Directions
The lines to extract run from the first line of the material below to the line containing "12.68, 12.51, 10.88];", both included; leave the pictures behind.

Source data
◇ ◇ ◇ ◇

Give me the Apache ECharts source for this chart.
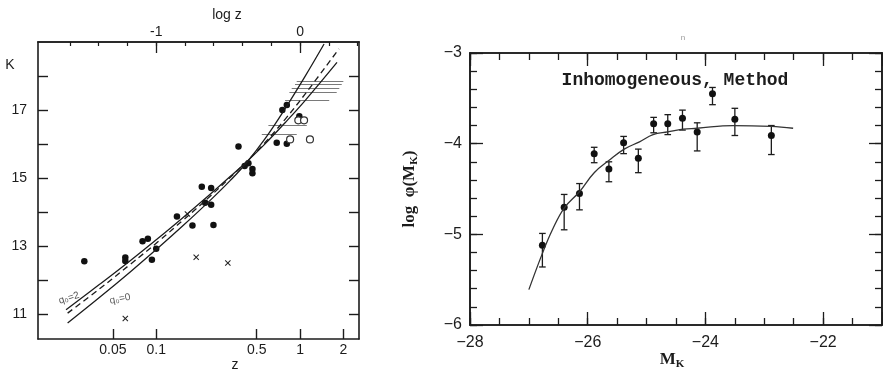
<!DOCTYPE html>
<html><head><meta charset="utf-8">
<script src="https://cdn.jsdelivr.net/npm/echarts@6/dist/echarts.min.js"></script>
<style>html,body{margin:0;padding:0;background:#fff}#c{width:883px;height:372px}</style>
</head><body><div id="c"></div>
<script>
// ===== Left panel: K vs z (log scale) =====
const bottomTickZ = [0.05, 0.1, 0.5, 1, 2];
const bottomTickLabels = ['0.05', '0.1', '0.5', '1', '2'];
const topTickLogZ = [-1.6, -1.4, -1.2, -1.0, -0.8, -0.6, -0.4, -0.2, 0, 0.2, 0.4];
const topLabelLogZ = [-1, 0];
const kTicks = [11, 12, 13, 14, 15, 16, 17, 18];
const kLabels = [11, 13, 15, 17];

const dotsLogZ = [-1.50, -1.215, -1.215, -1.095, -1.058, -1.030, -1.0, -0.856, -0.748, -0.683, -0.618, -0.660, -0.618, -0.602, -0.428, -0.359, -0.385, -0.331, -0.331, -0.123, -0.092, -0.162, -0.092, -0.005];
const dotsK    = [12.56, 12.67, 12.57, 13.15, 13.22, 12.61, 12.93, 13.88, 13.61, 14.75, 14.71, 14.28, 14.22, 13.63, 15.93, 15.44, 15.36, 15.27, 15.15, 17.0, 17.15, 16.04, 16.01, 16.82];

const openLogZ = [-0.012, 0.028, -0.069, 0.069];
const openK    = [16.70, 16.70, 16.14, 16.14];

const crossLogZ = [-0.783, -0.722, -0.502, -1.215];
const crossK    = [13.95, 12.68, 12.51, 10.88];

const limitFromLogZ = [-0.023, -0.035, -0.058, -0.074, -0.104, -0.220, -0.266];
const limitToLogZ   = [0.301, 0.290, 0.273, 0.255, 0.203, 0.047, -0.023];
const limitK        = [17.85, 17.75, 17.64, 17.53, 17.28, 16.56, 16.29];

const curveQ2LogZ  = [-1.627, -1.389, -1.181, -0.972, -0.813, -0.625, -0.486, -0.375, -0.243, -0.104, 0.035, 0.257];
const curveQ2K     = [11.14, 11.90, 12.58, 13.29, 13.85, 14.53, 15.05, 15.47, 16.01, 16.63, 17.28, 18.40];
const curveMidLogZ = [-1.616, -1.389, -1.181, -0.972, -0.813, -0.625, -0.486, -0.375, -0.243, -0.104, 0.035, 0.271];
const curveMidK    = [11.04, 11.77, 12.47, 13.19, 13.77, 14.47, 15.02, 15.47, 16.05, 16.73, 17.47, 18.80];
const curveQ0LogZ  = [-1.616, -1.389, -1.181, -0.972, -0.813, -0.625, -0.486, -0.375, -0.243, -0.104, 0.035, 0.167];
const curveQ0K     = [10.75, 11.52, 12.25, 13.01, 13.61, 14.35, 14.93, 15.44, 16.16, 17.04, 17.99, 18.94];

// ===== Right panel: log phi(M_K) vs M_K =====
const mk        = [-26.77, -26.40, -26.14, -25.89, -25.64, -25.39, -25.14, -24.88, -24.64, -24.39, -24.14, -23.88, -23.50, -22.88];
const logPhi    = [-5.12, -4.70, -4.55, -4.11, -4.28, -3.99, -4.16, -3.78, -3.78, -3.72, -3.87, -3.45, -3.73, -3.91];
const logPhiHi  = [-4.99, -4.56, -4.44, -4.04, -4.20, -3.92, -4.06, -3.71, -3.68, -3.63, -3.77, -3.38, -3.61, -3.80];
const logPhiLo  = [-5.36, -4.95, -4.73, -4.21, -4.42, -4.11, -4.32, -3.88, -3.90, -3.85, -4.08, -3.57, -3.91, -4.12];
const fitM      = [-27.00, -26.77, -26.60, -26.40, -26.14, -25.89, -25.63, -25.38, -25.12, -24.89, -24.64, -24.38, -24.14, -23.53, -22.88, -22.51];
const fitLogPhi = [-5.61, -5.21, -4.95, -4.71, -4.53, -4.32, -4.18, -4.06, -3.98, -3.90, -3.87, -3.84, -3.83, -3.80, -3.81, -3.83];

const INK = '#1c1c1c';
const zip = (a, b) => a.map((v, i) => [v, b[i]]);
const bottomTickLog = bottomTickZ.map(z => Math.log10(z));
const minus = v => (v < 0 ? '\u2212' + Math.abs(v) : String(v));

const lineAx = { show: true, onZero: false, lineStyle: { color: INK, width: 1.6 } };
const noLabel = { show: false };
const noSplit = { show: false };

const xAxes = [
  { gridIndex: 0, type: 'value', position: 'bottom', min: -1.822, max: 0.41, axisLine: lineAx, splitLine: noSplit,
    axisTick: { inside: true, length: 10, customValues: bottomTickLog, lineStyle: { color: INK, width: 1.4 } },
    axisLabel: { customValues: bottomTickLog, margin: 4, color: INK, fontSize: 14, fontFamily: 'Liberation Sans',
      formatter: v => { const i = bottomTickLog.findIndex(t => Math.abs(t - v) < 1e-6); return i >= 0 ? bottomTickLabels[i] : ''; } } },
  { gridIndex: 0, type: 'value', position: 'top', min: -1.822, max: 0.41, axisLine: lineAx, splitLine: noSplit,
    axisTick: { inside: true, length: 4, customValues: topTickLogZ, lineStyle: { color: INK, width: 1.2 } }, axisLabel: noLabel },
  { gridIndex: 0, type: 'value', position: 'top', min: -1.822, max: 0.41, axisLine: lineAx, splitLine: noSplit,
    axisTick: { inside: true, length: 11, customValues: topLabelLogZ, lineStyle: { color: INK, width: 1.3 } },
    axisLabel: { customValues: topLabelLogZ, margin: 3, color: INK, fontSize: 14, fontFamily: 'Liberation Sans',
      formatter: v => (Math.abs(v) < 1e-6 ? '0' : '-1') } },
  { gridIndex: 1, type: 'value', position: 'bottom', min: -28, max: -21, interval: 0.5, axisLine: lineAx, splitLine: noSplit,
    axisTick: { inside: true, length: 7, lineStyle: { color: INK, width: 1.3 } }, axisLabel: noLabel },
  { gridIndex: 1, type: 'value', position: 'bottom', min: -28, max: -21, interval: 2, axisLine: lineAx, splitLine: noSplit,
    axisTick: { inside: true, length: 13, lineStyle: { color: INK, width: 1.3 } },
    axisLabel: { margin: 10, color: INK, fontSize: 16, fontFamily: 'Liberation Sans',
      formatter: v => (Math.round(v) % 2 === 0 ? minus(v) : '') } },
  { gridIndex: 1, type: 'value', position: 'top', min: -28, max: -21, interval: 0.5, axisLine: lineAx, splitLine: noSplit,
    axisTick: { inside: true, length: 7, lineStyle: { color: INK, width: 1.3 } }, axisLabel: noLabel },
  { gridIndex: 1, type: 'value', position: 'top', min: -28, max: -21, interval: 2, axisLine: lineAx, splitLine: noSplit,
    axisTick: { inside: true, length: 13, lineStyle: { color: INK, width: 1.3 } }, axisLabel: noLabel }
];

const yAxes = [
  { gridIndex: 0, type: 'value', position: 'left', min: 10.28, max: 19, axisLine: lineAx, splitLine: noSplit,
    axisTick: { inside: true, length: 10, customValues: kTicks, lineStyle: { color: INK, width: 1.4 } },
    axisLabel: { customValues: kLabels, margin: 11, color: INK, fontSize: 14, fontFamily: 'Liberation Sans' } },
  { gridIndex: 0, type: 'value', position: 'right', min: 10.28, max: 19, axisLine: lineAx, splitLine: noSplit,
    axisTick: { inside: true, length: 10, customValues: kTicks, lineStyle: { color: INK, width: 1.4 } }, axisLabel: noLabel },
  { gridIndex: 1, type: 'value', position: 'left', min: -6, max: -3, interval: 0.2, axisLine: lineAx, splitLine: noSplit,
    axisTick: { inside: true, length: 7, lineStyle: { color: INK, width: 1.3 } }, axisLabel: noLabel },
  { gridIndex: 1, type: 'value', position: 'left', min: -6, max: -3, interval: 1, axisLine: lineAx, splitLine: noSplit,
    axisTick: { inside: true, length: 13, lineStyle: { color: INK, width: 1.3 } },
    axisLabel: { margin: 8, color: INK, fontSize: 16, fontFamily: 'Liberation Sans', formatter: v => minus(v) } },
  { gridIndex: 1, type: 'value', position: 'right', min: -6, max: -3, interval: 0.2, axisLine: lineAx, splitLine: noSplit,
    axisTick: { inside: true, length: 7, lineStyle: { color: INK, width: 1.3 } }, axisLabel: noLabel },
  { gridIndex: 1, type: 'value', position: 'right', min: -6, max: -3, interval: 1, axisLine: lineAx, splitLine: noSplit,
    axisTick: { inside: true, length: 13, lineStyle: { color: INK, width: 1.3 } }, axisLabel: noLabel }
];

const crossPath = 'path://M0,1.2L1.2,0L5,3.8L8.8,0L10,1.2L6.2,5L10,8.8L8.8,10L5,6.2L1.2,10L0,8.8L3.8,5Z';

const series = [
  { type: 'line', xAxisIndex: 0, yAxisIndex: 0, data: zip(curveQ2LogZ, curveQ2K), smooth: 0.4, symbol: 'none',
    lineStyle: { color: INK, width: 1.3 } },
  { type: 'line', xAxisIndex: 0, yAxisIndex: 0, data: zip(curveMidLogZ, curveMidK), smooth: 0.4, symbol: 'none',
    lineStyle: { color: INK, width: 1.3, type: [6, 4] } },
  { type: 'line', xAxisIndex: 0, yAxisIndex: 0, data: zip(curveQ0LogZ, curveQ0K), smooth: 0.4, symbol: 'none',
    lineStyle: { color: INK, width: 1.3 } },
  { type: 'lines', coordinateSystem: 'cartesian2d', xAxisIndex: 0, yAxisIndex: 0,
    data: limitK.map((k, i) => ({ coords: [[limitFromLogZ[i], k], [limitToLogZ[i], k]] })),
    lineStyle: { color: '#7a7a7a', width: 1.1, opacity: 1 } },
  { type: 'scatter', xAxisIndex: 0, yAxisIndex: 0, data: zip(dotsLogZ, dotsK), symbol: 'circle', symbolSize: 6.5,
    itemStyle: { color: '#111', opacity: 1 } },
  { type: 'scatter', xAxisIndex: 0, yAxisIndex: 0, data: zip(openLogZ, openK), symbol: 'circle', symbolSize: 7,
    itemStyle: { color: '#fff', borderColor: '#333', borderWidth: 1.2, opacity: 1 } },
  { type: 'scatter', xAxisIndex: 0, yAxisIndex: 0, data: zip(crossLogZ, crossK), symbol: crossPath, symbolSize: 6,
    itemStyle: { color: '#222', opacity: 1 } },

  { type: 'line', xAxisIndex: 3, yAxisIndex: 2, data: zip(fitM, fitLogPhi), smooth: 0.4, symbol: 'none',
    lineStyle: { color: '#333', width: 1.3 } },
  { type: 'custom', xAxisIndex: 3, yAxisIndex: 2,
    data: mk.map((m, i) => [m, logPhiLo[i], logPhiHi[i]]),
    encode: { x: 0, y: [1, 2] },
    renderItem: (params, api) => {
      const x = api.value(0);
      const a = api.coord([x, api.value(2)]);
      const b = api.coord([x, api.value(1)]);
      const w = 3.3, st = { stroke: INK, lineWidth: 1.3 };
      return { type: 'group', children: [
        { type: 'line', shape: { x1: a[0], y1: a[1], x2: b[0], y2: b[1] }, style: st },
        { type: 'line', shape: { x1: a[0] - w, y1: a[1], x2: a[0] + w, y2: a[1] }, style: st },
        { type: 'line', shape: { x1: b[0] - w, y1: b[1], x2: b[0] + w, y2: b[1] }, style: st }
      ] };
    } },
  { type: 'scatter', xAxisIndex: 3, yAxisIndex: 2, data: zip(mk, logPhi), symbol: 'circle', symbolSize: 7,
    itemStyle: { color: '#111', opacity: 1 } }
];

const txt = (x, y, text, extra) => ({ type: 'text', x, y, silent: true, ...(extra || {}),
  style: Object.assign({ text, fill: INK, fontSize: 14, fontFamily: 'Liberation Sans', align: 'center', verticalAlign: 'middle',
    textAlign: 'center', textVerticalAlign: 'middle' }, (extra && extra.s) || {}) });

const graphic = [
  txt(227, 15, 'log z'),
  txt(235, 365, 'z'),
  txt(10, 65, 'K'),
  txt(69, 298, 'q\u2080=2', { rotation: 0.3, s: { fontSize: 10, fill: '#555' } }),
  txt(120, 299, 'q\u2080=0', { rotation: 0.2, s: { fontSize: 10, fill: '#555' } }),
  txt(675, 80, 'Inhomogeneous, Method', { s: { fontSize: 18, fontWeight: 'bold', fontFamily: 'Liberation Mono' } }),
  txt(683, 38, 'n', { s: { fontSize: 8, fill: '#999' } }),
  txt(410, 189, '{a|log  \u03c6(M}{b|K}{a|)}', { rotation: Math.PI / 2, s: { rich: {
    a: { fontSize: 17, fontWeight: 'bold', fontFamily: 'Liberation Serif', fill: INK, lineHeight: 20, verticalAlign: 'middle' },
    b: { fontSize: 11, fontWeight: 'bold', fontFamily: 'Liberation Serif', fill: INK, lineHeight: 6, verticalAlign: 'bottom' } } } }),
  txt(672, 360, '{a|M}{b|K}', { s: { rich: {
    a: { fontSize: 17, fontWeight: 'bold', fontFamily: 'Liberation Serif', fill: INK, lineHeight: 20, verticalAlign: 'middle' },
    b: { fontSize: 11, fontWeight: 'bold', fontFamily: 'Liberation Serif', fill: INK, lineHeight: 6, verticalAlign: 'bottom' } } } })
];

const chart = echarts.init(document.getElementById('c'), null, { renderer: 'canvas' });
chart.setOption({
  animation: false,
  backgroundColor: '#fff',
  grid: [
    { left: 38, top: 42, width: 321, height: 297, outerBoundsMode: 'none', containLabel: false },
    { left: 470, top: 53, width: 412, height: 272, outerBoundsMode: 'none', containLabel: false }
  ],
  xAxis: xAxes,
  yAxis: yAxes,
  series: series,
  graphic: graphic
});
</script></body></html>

◇ ◇ ◇ ◇

Completed exercise
Give me the Apache ECharts source for this chart.
<!DOCTYPE html>
<html><head><meta charset="utf-8">
<script src="https://cdn.jsdelivr.net/npm/echarts@6/dist/echarts.min.js"></script>
<style>html,body{margin:0;padding:0;background:#fff}#c{width:883px;height:372px}</style>
</head><body><div id="c"></div>
<script>
// ===== Left panel: K vs z (log scale) =====
const bottomTickZ = [0.05, 0.1, 0.5, 1, 2];
const bottomTickLabels = ['0.05', '0.1', '0.5', '1', '2'];
const topTickLogZ = [-1.6, -1.4, -1.2, -1.0, -0.8, -0.6, -0.4, -0.2, 0, 0.2, 0.4];
const topLabelLogZ = [-1, 0];
const kTicks = [11, 12, 13, 14, 15, 16, 17, 18];
const kLabels = [11, 13, 15, 17];

const dotsLogZ = [-1.50, -1.215, -1.215, -1.095, -1.058, -1.030, -1.0, -0.856, -0.748, -0.683, -0.618, -0.660, -0.618, -0.602, -0.428, -0.359, -0.385, -0.331, -0.331, -0.123, -0.092, -0.162, -0.092, -0.005];
const dotsK    = [12.56, 12.67, 12.57, 13.15, 13.22, 12.61, 12.93, 13.88, 13.61, 14.75, 14.71, 14.28, 14.22, 13.63, 15.93, 15.44, 15.36, 15.27, 15.15, 17.0, 17.15, 16.04, 16.01, 16.82];

const openLogZ = [-0.012, 0.028, -0.069, 0.069];
const openK    = [16.70, 16.70, 16.14, 16.14];

const crossLogZ = [-0.783, -0.722, -0.502, -1.215];
const crossK    = [13.95, 12.68, 12.51, 10.88];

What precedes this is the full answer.